[start]

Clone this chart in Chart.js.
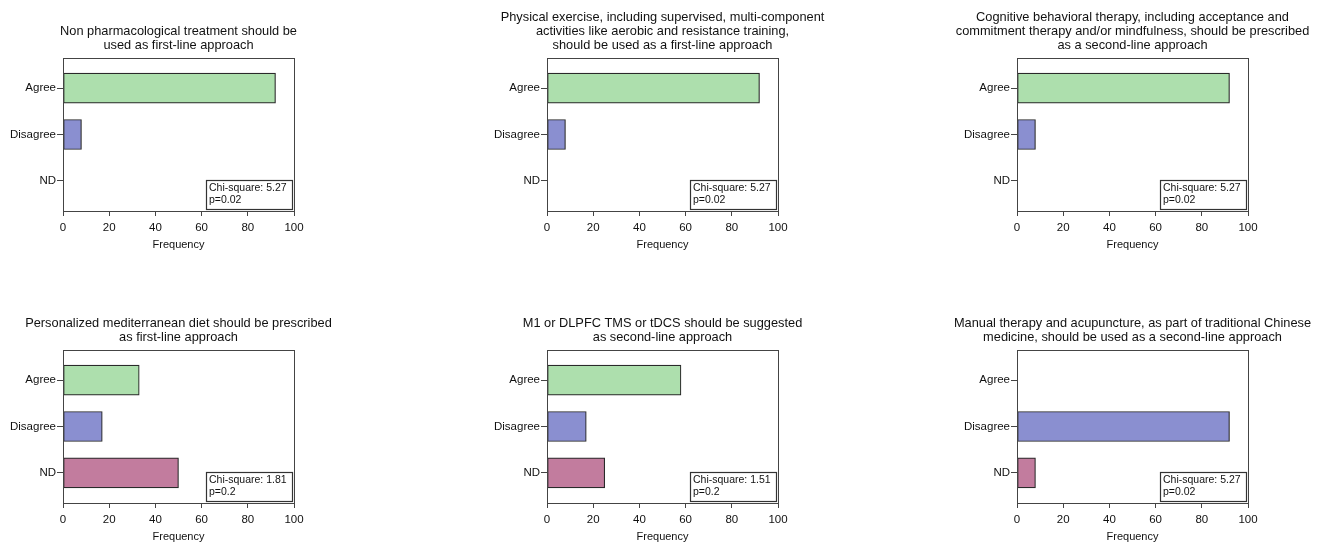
<!DOCTYPE html>
<html>
<head>
<meta charset="utf-8">
<script src="https://cdn.jsdelivr.net/npm/chart.js@4.4.0/dist/chart.umd.min.js"></script>
<style>
  html, body { margin: 0; padding: 0; background: #fff; }
  body { width: 1322px; height: 543px; position: relative; overflow: hidden; }
  .panel { position: absolute; }
</style>
</head>
<body>
<script>
// Categorias y frecuencias de cada afirmacion
const categorias = ["Agree", "Disagree", "ND"];
const ticksFrecuencia = [0, 20, 40, 60, 80, 100];

const titulos = [
  ["Non pharmacological treatment should be", "used as first-line approach"],
  ["Physical exercise, including supervised, multi-component", "activities like aerobic and resistance training,", "should be used as a first-line approach"],
  ["Cognitive behavioral therapy, including acceptance and", "commitment therapy and/or mindfulness, should be prescribed", "as a second-line approach"],
  ["Personalized mediterranean diet should be prescribed", "as first-line approach"],
  ["M1 or DLPFC TMS or tDCS should be suggested", "as second-line approach"],
  ["Manual therapy and acupuncture, as part of traditional Chinese", "medicine, should be used as a second-line approach"],
];

const frecuencias = [
  [92, 8, 0],
  [92, 8, 0],
  [92, 8, 0],
  [33, 17, 50],
  [58, 17, 25],
  [0, 92, 8],
];

const chiCuadrado = ["5.27", "5.27", "5.27", "1.81", "1.51", "5.27"];
const valoresP = ["0.02", "0.02", "0.02", "0.2", "0.2", "0.02"];

const colores = ["#addfad", "#8a8fd0", "#c27c9e"];
const fuente = "Arial, 'Liberation Sans', sans-serif";

// Posicion de cada lienzo: borde izquierdo del lienzo, borde izquierdo del area de barras, top
const paneles = [
  { canvasLeft: 0, plotLeft: 63, top: 0 },
  { canvasLeft: 400, plotLeft: 547, top: 0 },
  { canvasLeft: 870, plotLeft: 1017, top: 0 },
  { canvasLeft: 0, plotLeft: 63, top: 292 },
  { canvasLeft: 400, plotLeft: 547, top: 292 },
  { canvasLeft: 870, plotLeft: 1017, top: 292 },
];
const anchoEjeY = 63;
const anchoPlot = 231;
const margenDerecho = 75;
const altoEjeX = 42;
const altoCanvas = 211 + altoEjeX;

// Titulo centrado sobre el area del grafico, marco y recuadro de chi-cuadrado
const decoraciones = {
  id: "decoraciones",
  afterDraw(chart, args, opts) {
    const ctx = chart.ctx;
    const a = chart.chartArea;
    ctx.save();
    // marco
    ctx.strokeStyle = "#444";
    ctx.lineWidth = 1;
    ctx.strokeRect(Math.round(a.left) + 0.5, Math.round(a.top) + 0.5, Math.round(a.right - a.left), Math.round(a.bottom - a.top));
    // titulo
    ctx.fillStyle = "#111";
    ctx.font = "12.8px " + fuente;
    ctx.textAlign = "center";
    ctx.textBaseline = "middle";
    const cx = (a.left + a.right) / 2;
    const n = opts.titulo.length;
    opts.titulo.forEach((linea, i) => {
      ctx.fillText(linea, cx, a.top - 12.5 - (n - 1 - i) * 14);
    });
    // recuadro chi-cuadrado
    ctx.font = "10.5px " + fuente;
    const l1 = "Chi-square: " + opts.chi;
    const l2 = "p=" + opts.p;
    const w = Math.ceil(Math.max(ctx.measureText(l1).width, ctx.measureText(l2).width)) + 8;
    const h = 29;
    const x = Math.round(a.right) - 2 - w;
    const y = Math.round(a.bottom) - 2 - h;
    ctx.fillStyle = "#fff";
    ctx.fillRect(x, y, w, h);
    ctx.strokeStyle = "#333";
    ctx.lineWidth = 1.2;
    ctx.strokeRect(x + 0.5, y + 0.5, w, h);
    ctx.fillStyle = "#111";
    ctx.textAlign = "left";
    ctx.fillText(l1, x + 3, y + 8.5);
    ctx.fillText(l2, x + 3, y + 20.5);
    ctx.restore();
  },
};

paneles.forEach((pos, i) => {
  const canvas = document.createElement("canvas");
  canvas.className = "panel";
  const margenIzq = pos.plotLeft - pos.canvasLeft - anchoEjeY;
  const ancho = pos.plotLeft - pos.canvasLeft + anchoPlot + margenDerecho;
  canvas.style.left = pos.canvasLeft + "px";
  canvas.style.top = pos.top + "px";
  canvas.style.width = ancho + "px";
  canvas.style.height = altoCanvas + "px";
  canvas.width = ancho;
  canvas.height = altoCanvas;
  document.body.appendChild(canvas);

  new Chart(canvas.getContext("2d"), {
    type: "bar",
    data: {
      datasets: [
        {
          data: frecuencias[i].map((v, j) => ({ x: v, y: j })),
          backgroundColor: colores,
          borderColor: "#2a2a2a",
          borderWidth: 1.2,
          borderSkipped: false,
          barThickness: 30,
        },
      ],
    },
    options: {
      indexAxis: "y",
      responsive: false,
      animation: false,
      layout: { padding: { top: 58, right: margenDerecho, left: margenIzq, bottom: 0 } },
      plugins: {
        legend: { display: false },
        tooltip: { enabled: false },
        decoraciones: { titulo: titulos[i], chi: chiCuadrado[i], p: valoresP[i] },
      },
      scales: {
        x: {
          type: "linear",
          min: 0,
          max: 100,
          afterBuildTicks: (s) => { s.ticks = ticksFrecuencia.map((v) => ({ value: v })); },
          afterFit: (s) => { s.height = altoEjeX; },
          grid: { drawOnChartArea: false, drawTicks: true, tickLength: 5, color: "#444" },
          border: { display: true, color: "#444" },
          ticks: { color: "#111", font: { family: fuente, size: 11.5 }, padding: 5, maxRotation: 0 },
          title: { display: true, text: "Frequency", color: "#111", font: { family: fuente, size: 11 }, padding: { top: 0, bottom: 1 } },
        },
        y: {
          type: "linear",
          reverse: true,
          offset: false,
          min: -0.65,
          max: 2.65,
          afterBuildTicks: (s) => { s.ticks = categorias.map((_, j) => ({ value: j })); },
          afterFit: (s) => { s.width = anchoEjeY; },
          grid: { offset: false, drawOnChartArea: false, drawTicks: true, tickLength: 6, color: "#444" },
          border: { display: true, color: "#444" },
          ticks: {
            color: "#111",
            font: { family: fuente, size: 11.5 },
            padding: 1,
            callback: (v) => categorias[v],
          },
        },
      },
    },
    plugins: [decoraciones],
  });
});
</script>
</body>
</html>
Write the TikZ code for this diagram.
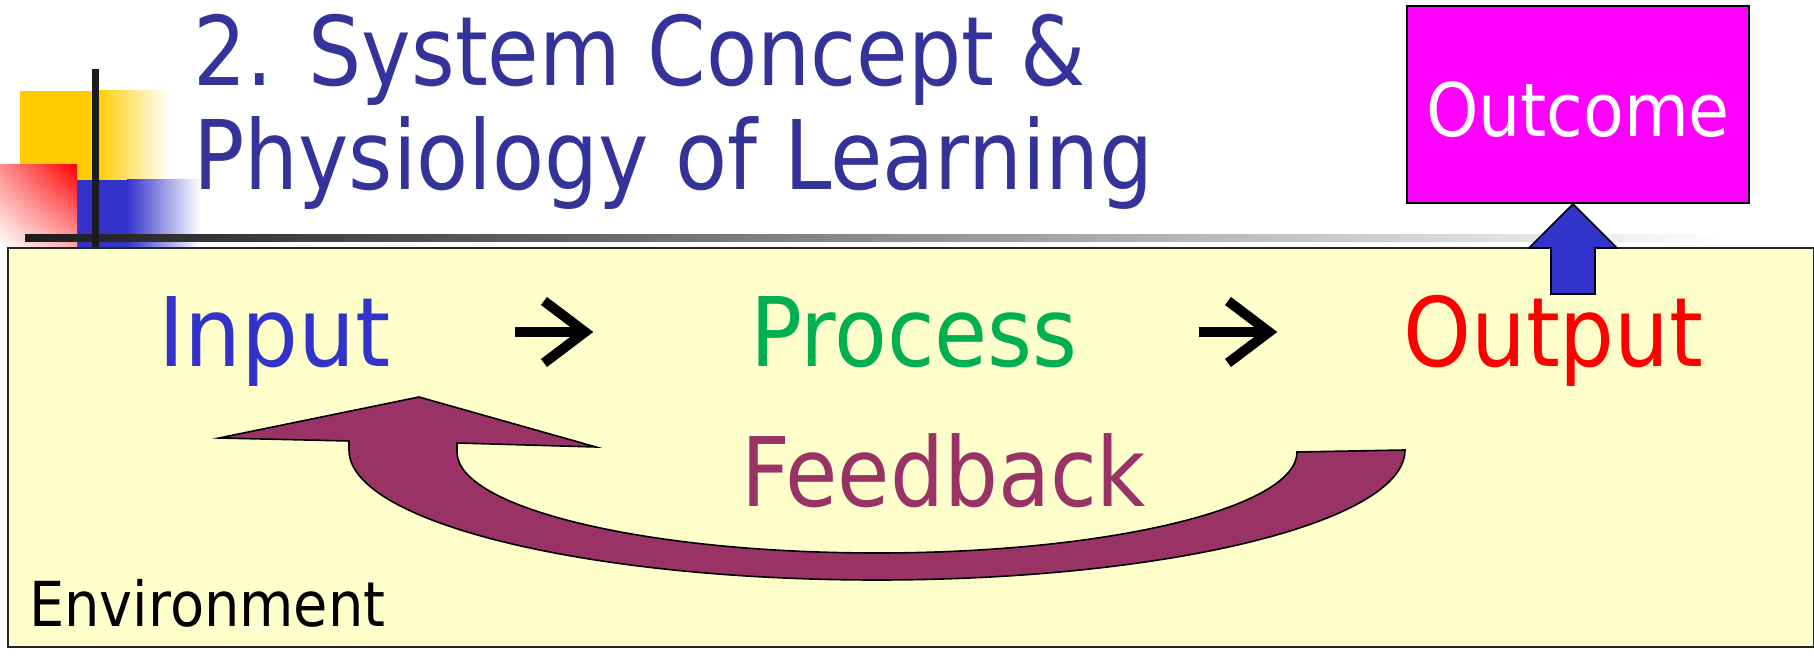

[end]

(Goal of the exercise):
The entries above are to be returned exactly, without their pictures.

(The solution):
Clone this chart in Chart.js.
<!DOCTYPE html>
<html>
<head>
<meta charset="utf-8">
<script src="https://cdn.jsdelivr.net/npm/chart.js@4.4.0/dist/chart.umd.min.js"></script>
<style>
  html, body { margin: 0; padding: 0; background: #fff; }
  body { width: 1322px; height: 543px; position: relative; overflow: hidden; }
  .panel { position: absolute; }
</style>
</head>
<body>
<script>
// Categorias y frecuencias de cada afirmacion
const categorias = ["Agree", "Disagree", "ND"];
const ticksFrecuencia = [0, 20, 40, 60, 80, 100];

const titulos = [
  ["Non pharmacological treatment should be", "used as first-line approach"],
  ["Physical exercise, including supervised, multi-component", "activities like aerobic and resistance training,", "should be used as a first-line approach"],
  ["Cognitive behavioral therapy, including acceptance and", "commitment therapy and/or mindfulness, should be prescribed", "as a second-line approach"],
  ["Personalized mediterranean diet should be prescribed", "as first-line approach"],
  ["M1 or DLPFC TMS or tDCS should be suggested", "as second-line approach"],
  ["Manual therapy and acupuncture, as part of traditional Chinese", "medicine, should be used as a second-line approach"],
];

const frecuencias = [
  [92, 8, 0],
  [92, 8, 0],
  [92, 8, 0],
  [33, 17, 50],
  [58, 17, 25],
  [0, 92, 8],
];

const chiCuadrado = ["5.27", "5.27", "5.27", "1.81", "1.51", "5.27"];
const valoresP = ["0.02", "0.02", "0.02", "0.2", "0.2", "0.02"];

const colores = ["#addfad", "#8a8fd0", "#c27c9e"];
const fuente = "Arial, 'Liberation Sans', sans-serif";

// Posicion de cada lienzo: borde izquierdo del lienzo, borde izquierdo del area de barras, top
const paneles = [
  { canvasLeft: 0, plotLeft: 63, top: 0 },
  { canvasLeft: 400, plotLeft: 547, top: 0 },
  { canvasLeft: 870, plotLeft: 1017, top: 0 },
  { canvasLeft: 0, plotLeft: 63, top: 292 },
  { canvasLeft: 400, plotLeft: 547, top: 292 },
  { canvasLeft: 870, plotLeft: 1017, top: 292 },
];
const anchoEjeY = 63;
const anchoPlot = 231;
const margenDerecho = 75;
const altoEjeX = 42;
const altoCanvas = 211 + altoEjeX;

// Titulo centrado sobre el area del grafico, marco y recuadro de chi-cuadrado
const decoraciones = {
  id: "decoraciones",
  afterDraw(chart, args, opts) {
    const ctx = chart.ctx;
    const a = chart.chartArea;
    ctx.save();
    // marco
    ctx.strokeStyle = "#444";
    ctx.lineWidth = 1;
    ctx.strokeRect(Math.round(a.left) + 0.5, Math.round(a.top) + 0.5, Math.round(a.right - a.left), Math.round(a.bottom - a.top));
    // titulo
    ctx.fillStyle = "#111";
    ctx.font = "12.8px " + fuente;
    ctx.textAlign = "center";
    ctx.textBaseline = "middle";
    const cx = (a.left + a.right) / 2;
    const n = opts.titulo.length;
    opts.titulo.forEach((linea, i) => {
      ctx.fillText(linea, cx, a.top - 12.5 - (n - 1 - i) * 14);
    });
    // recuadro chi-cuadrado
    ctx.font = "10.5px " + fuente;
    const l1 = "Chi-square: " + opts.chi;
    const l2 = "p=" + opts.p;
    const w = Math.ceil(Math.max(ctx.measureText(l1).width, ctx.measureText(l2).width)) + 8;
    const h = 29;
    const x = Math.round(a.right) - 2 - w;
    const y = Math.round(a.bottom) - 2 - h;
    ctx.fillStyle = "#fff";
    ctx.fillRect(x, y, w, h);
    ctx.strokeStyle = "#333";
    ctx.lineWidth = 1.2;
    ctx.strokeRect(x + 0.5, y + 0.5, w, h);
    ctx.fillStyle = "#111";
    ctx.textAlign = "left";
    ctx.fillText(l1, x + 3, y + 8.5);
    ctx.fillText(l2, x + 3, y + 20.5);
    ctx.restore();
  },
};

paneles.forEach((pos, i) => {
  const canvas = document.createElement("canvas");
  canvas.className = "panel";
  const margenIzq = pos.plotLeft - pos.canvasLeft - anchoEjeY;
  const ancho = pos.plotLeft - pos.canvasLeft + anchoPlot + margenDerecho;
  canvas.style.left = pos.canvasLeft + "px";
  canvas.style.top = pos.top + "px";
  canvas.style.width = ancho + "px";
  canvas.style.height = altoCanvas + "px";
  canvas.width = ancho;
  canvas.height = altoCanvas;
  document.body.appendChild(canvas);

  new Chart(canvas.getContext("2d"), {
    type: "bar",
    data: {
      datasets: [
        {
          data: frecuencias[i].map((v, j) => ({ x: v, y: j })),
          backgroundColor: colores,
          borderColor: "#2a2a2a",
          borderWidth: 1.2,
          borderSkipped: false,
          barThickness: 30,
        },
      ],
    },
    options: {
      indexAxis: "y",
      responsive: false,
      animation: false,
      layout: { padding: { top: 58, right: margenDerecho, left: margenIzq, bottom: 0 } },
      plugins: {
        legend: { display: false },
        tooltip: { enabled: false },
        decoraciones: { titulo: titulos[i], chi: chiCuadrado[i], p: valoresP[i] },
      },
      scales: {
        x: {
          type: "linear",
          min: 0,
          max: 100,
          afterBuildTicks: (s) => { s.ticks = ticksFrecuencia.map((v) => ({ value: v })); },
          afterFit: (s) => { s.height = altoEjeX; },
          grid: { drawOnChartArea: false, drawTicks: true, tickLength: 5, color: "#444" },
          border: { display: true, color: "#444" },
          ticks: { color: "#111", font: { family: fuente, size: 11.5 }, padding: 5, maxRotation: 0 },
          title: { display: true, text: "Frequency", color: "#111", font: { family: fuente, size: 11 }, padding: { top: 0, bottom: 1 } },
        },
        y: {
          type: "linear",
          reverse: true,
          offset: false,
          min: -0.65,
          max: 2.65,
          afterBuildTicks: (s) => { s.ticks = categorias.map((_, j) => ({ value: j })); },
          afterFit: (s) => { s.width = anchoEjeY; },
          grid: { offset: false, drawOnChartArea: false, drawTicks: true, tickLength: 6, color: "#444" },
          border: { display: true, color: "#444" },
          ticks: {
            color: "#111",
            font: { family: fuente, size: 11.5 },
            padding: 1,
            callback: (v) => categorias[v],
          },
        },
      },
    },
    plugins: [decoraciones],
  });
});
</script>
</body>
</html>
Write the TikZ code for this diagram.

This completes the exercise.